◆ STATED EXERCISE: Would you write out the listing verbatim and skip every picture in it?

Charts and diagrams as code:
=-=-=

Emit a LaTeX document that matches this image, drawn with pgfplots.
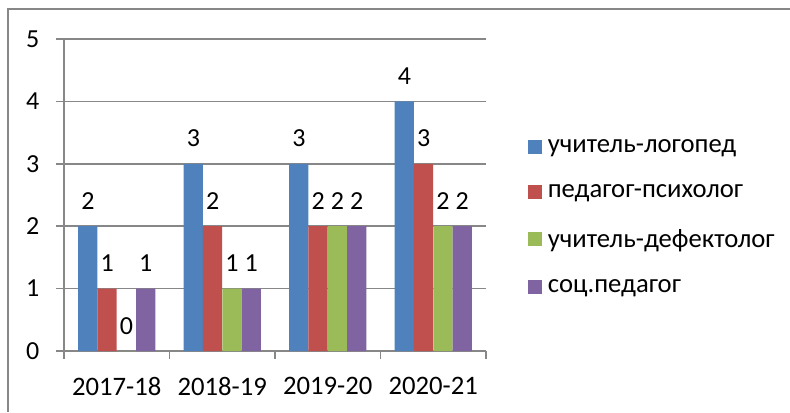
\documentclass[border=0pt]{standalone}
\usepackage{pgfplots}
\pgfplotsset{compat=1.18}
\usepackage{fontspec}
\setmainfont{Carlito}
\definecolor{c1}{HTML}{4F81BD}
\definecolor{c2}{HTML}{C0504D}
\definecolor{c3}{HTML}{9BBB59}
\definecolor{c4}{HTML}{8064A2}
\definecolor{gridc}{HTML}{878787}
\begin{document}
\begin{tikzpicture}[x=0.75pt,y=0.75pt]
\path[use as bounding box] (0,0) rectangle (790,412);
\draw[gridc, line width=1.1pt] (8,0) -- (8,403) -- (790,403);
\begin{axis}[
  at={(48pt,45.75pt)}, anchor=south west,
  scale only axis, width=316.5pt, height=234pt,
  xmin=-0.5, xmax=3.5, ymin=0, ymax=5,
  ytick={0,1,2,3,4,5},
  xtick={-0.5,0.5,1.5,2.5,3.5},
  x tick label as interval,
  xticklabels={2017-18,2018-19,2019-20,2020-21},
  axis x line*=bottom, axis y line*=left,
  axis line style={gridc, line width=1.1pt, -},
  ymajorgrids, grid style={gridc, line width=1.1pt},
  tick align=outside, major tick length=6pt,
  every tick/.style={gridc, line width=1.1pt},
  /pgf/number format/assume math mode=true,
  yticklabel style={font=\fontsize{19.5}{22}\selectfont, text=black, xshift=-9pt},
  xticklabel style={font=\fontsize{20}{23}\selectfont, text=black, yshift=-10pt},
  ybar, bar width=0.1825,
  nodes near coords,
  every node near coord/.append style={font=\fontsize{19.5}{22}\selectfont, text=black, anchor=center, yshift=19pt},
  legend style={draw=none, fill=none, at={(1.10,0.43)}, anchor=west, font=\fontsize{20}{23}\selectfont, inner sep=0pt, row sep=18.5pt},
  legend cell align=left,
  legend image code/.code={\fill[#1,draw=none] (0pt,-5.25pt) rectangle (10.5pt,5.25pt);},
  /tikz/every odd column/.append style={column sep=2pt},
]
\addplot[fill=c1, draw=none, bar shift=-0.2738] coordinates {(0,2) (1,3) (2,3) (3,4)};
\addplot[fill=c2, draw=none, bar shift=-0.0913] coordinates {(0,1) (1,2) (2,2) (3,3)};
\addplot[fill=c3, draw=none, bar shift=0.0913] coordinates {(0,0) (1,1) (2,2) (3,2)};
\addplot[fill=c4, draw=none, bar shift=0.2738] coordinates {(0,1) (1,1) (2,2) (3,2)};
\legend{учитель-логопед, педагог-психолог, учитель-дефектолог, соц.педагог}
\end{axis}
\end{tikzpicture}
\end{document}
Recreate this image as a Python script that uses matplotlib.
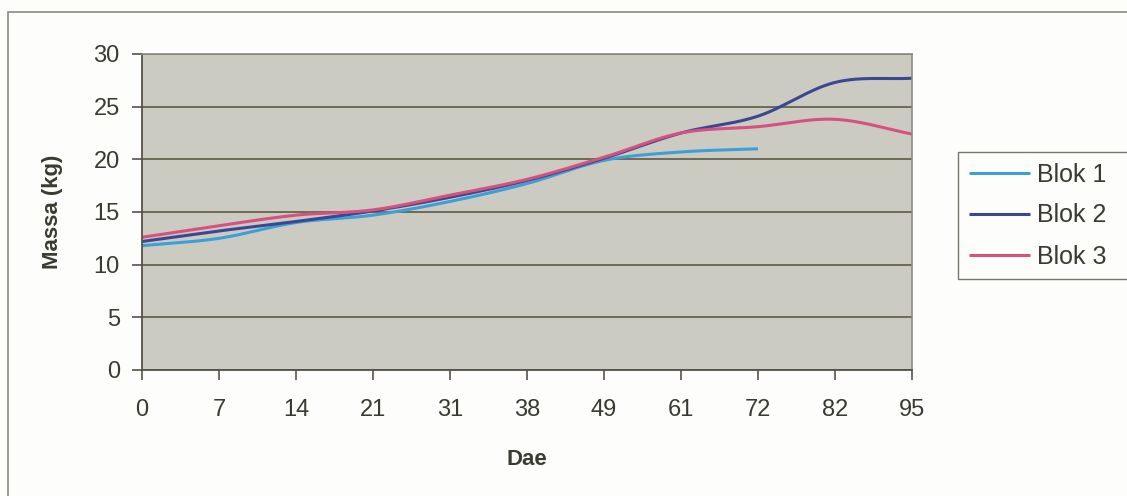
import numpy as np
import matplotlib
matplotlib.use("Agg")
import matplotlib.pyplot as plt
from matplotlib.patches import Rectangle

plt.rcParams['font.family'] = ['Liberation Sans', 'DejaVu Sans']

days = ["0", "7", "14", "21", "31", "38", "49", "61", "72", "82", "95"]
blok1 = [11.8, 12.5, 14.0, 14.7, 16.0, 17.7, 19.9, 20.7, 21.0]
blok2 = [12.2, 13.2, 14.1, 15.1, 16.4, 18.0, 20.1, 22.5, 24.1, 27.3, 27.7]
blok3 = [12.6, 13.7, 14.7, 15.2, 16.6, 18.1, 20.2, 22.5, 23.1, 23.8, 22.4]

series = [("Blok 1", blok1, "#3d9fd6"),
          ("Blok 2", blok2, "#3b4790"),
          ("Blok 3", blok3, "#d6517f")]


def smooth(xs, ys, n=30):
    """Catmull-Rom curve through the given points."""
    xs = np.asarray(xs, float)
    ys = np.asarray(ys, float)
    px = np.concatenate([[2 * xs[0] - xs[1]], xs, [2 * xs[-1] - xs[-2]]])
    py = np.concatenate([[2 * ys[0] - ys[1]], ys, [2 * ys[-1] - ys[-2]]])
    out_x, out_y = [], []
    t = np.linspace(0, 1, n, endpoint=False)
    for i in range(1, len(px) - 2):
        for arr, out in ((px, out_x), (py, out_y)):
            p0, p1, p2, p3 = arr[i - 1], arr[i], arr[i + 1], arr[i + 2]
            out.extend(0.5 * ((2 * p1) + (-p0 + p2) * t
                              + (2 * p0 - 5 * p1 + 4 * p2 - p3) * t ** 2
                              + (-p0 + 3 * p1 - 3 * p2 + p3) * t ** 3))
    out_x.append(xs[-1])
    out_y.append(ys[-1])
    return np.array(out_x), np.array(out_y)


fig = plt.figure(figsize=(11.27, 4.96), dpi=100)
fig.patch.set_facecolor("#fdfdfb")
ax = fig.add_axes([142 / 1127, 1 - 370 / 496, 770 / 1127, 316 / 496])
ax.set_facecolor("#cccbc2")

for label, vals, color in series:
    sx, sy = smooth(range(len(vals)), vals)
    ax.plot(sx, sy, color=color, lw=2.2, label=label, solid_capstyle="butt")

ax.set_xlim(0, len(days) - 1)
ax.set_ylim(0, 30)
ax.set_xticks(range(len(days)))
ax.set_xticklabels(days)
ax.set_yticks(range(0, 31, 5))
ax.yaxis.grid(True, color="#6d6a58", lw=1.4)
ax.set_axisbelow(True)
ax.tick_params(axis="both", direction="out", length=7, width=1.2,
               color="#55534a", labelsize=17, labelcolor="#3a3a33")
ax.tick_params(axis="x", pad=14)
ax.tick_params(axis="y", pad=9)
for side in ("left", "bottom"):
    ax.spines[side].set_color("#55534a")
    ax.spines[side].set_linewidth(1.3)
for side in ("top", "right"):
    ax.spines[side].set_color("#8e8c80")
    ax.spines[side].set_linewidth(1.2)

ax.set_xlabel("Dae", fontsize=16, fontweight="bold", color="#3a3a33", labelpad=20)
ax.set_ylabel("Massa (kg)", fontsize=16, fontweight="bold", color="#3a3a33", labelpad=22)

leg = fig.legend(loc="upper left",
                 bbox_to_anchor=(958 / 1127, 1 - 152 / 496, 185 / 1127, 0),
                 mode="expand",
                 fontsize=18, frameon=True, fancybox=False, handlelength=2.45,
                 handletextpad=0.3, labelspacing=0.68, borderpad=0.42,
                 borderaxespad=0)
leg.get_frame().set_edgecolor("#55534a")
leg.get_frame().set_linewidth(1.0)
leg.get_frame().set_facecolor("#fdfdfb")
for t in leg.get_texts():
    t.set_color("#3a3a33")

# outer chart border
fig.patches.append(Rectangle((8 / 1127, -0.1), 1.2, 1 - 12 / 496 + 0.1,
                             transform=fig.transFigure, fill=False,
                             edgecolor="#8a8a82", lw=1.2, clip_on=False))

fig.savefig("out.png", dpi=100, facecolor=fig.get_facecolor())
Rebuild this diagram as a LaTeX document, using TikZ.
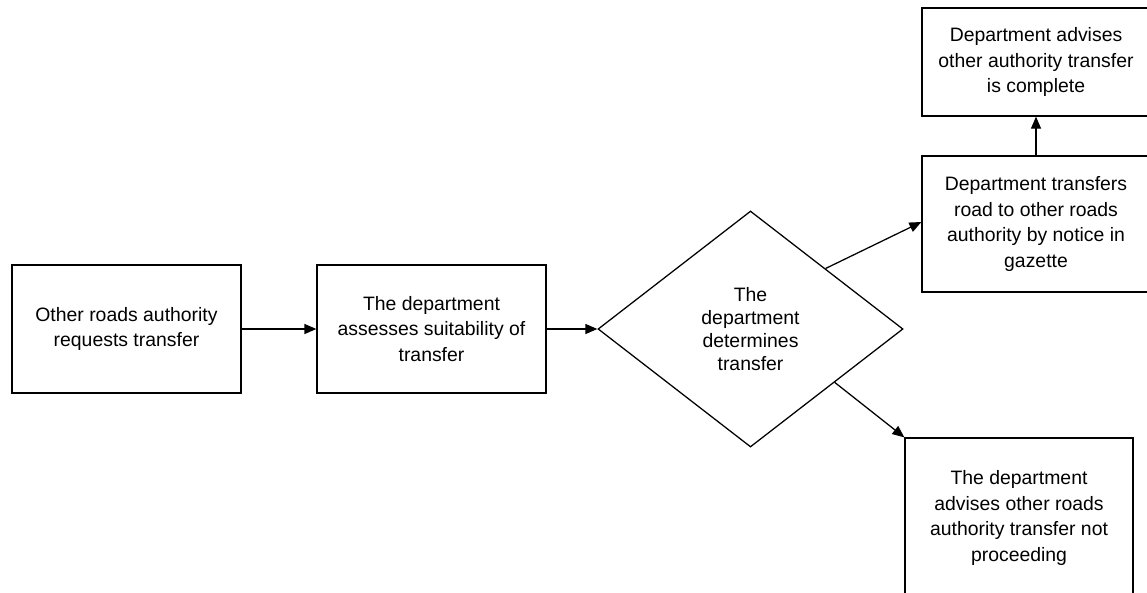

=-=-=

◆ OUTPUT OF THE EXERCISE:
Emit a LaTeX document that matches this image, drawn with pgfplots.
\documentclass[border=0pt]{standalone}
\usepackage{pgfplots}
\pgfplotsset{compat=1.18}
\usepackage{fontspec}
\setmainfont{Carlito}
\definecolor{c1}{HTML}{4F81BD}
\definecolor{c2}{HTML}{C0504D}
\definecolor{c3}{HTML}{9BBB59}
\definecolor{c4}{HTML}{8064A2}
\definecolor{gridc}{HTML}{878787}
\begin{document}
\begin{tikzpicture}[x=0.75pt,y=0.75pt]
\path[use as bounding box] (0,0) rectangle (790,412);
\draw[gridc, line width=1.1pt] (8,0) -- (8,403) -- (790,403);
\begin{axis}[
  at={(48pt,45.75pt)}, anchor=south west,
  scale only axis, width=316.5pt, height=234pt,
  xmin=-0.5, xmax=3.5, ymin=0, ymax=5,
  ytick={0,1,2,3,4,5},
  xtick={-0.5,0.5,1.5,2.5,3.5},
  x tick label as interval,
  xticklabels={2017-18,2018-19,2019-20,2020-21},
  axis x line*=bottom, axis y line*=left,
  axis line style={gridc, line width=1.1pt, -},
  ymajorgrids, grid style={gridc, line width=1.1pt},
  tick align=outside, major tick length=6pt,
  every tick/.style={gridc, line width=1.1pt},
  /pgf/number format/assume math mode=true,
  yticklabel style={font=\fontsize{19.5}{22}\selectfont, text=black, xshift=-9pt},
  xticklabel style={font=\fontsize{20}{23}\selectfont, text=black, yshift=-10pt},
  ybar, bar width=0.1825,
  nodes near coords,
  every node near coord/.append style={font=\fontsize{19.5}{22}\selectfont, text=black, anchor=center, yshift=19pt},
  legend style={draw=none, fill=none, at={(1.10,0.43)}, anchor=west, font=\fontsize{20}{23}\selectfont, inner sep=0pt, row sep=18.5pt},
  legend cell align=left,
  legend image code/.code={\fill[#1,draw=none] (0pt,-5.25pt) rectangle (10.5pt,5.25pt);},
  /tikz/every odd column/.append style={column sep=2pt},
]
\addplot[fill=c1, draw=none, bar shift=-0.2738] coordinates {(0,2) (1,3) (2,3) (3,4)};
\addplot[fill=c2, draw=none, bar shift=-0.0913] coordinates {(0,1) (1,2) (2,2) (3,3)};
\addplot[fill=c3, draw=none, bar shift=0.0913] coordinates {(0,0) (1,1) (2,2) (3,2)};
\addplot[fill=c4, draw=none, bar shift=0.2738] coordinates {(0,1) (1,1) (2,2) (3,2)};
\legend{учитель-логопед, педагог-психолог, учитель-дефектолог, соц.педагог}
\end{axis}
\end{tikzpicture}
\end{document}
Recreate this image as a Python script that uses matplotlib.
import numpy as np
import matplotlib
matplotlib.use("Agg")
import matplotlib.pyplot as plt
from matplotlib.patches import Rectangle

plt.rcParams['font.family'] = ['Liberation Sans', 'DejaVu Sans']

days = ["0", "7", "14", "21", "31", "38", "49", "61", "72", "82", "95"]
blok1 = [11.8, 12.5, 14.0, 14.7, 16.0, 17.7, 19.9, 20.7, 21.0]
blok2 = [12.2, 13.2, 14.1, 15.1, 16.4, 18.0, 20.1, 22.5, 24.1, 27.3, 27.7]
blok3 = [12.6, 13.7, 14.7, 15.2, 16.6, 18.1, 20.2, 22.5, 23.1, 23.8, 22.4]

series = [("Blok 1", blok1, "#3d9fd6"),
          ("Blok 2", blok2, "#3b4790"),
          ("Blok 3", blok3, "#d6517f")]


def smooth(xs, ys, n=30):
    """Catmull-Rom curve through the given points."""
    xs = np.asarray(xs, float)
    ys = np.asarray(ys, float)
    px = np.concatenate([[2 * xs[0] - xs[1]], xs, [2 * xs[-1] - xs[-2]]])
    py = np.concatenate([[2 * ys[0] - ys[1]], ys, [2 * ys[-1] - ys[-2]]])
    out_x, out_y = [], []
    t = np.linspace(0, 1, n, endpoint=False)
    for i in range(1, len(px) - 2):
        for arr, out in ((px, out_x), (py, out_y)):
            p0, p1, p2, p3 = arr[i - 1], arr[i], arr[i + 1], arr[i + 2]
            out.extend(0.5 * ((2 * p1) + (-p0 + p2) * t
                              + (2 * p0 - 5 * p1 + 4 * p2 - p3) * t ** 2
                              + (-p0 + 3 * p1 - 3 * p2 + p3) * t ** 3))
    out_x.append(xs[-1])
    out_y.append(ys[-1])
    return np.array(out_x), np.array(out_y)


fig = plt.figure(figsize=(11.27, 4.96), dpi=100)
fig.patch.set_facecolor("#fdfdfb")
ax = fig.add_axes([142 / 1127, 1 - 370 / 496, 770 / 1127, 316 / 496])
ax.set_facecolor("#cccbc2")

for label, vals, color in series:
    sx, sy = smooth(range(len(vals)), vals)
    ax.plot(sx, sy, color=color, lw=2.2, label=label, solid_capstyle="butt")

ax.set_xlim(0, len(days) - 1)
ax.set_ylim(0, 30)
ax.set_xticks(range(len(days)))
ax.set_xticklabels(days)
ax.set_yticks(range(0, 31, 5))
ax.yaxis.grid(True, color="#6d6a58", lw=1.4)
ax.set_axisbelow(True)
ax.tick_params(axis="both", direction="out", length=7, width=1.2,
               color="#55534a", labelsize=17, labelcolor="#3a3a33")
ax.tick_params(axis="x", pad=14)
ax.tick_params(axis="y", pad=9)
for side in ("left", "bottom"):
    ax.spines[side].set_color("#55534a")
    ax.spines[side].set_linewidth(1.3)
for side in ("top", "right"):
    ax.spines[side].set_color("#8e8c80")
    ax.spines[side].set_linewidth(1.2)

ax.set_xlabel("Dae", fontsize=16, fontweight="bold", color="#3a3a33", labelpad=20)
ax.set_ylabel("Massa (kg)", fontsize=16, fontweight="bold", color="#3a3a33", labelpad=22)

leg = fig.legend(loc="upper left",
                 bbox_to_anchor=(958 / 1127, 1 - 152 / 496, 185 / 1127, 0),
                 mode="expand",
                 fontsize=18, frameon=True, fancybox=False, handlelength=2.45,
                 handletextpad=0.3, labelspacing=0.68, borderpad=0.42,
                 borderaxespad=0)
leg.get_frame().set_edgecolor("#55534a")
leg.get_frame().set_linewidth(1.0)
leg.get_frame().set_facecolor("#fdfdfb")
for t in leg.get_texts():
    t.set_color("#3a3a33")

# outer chart border
fig.patches.append(Rectangle((8 / 1127, -0.1), 1.2, 1 - 12 / 496 + 0.1,
                             transform=fig.transFigure, fill=False,
                             edgecolor="#8a8a82", lw=1.2, clip_on=False))

fig.savefig("out.png", dpi=100, facecolor=fig.get_facecolor())
Rebuild this diagram as a LaTeX document, using TikZ.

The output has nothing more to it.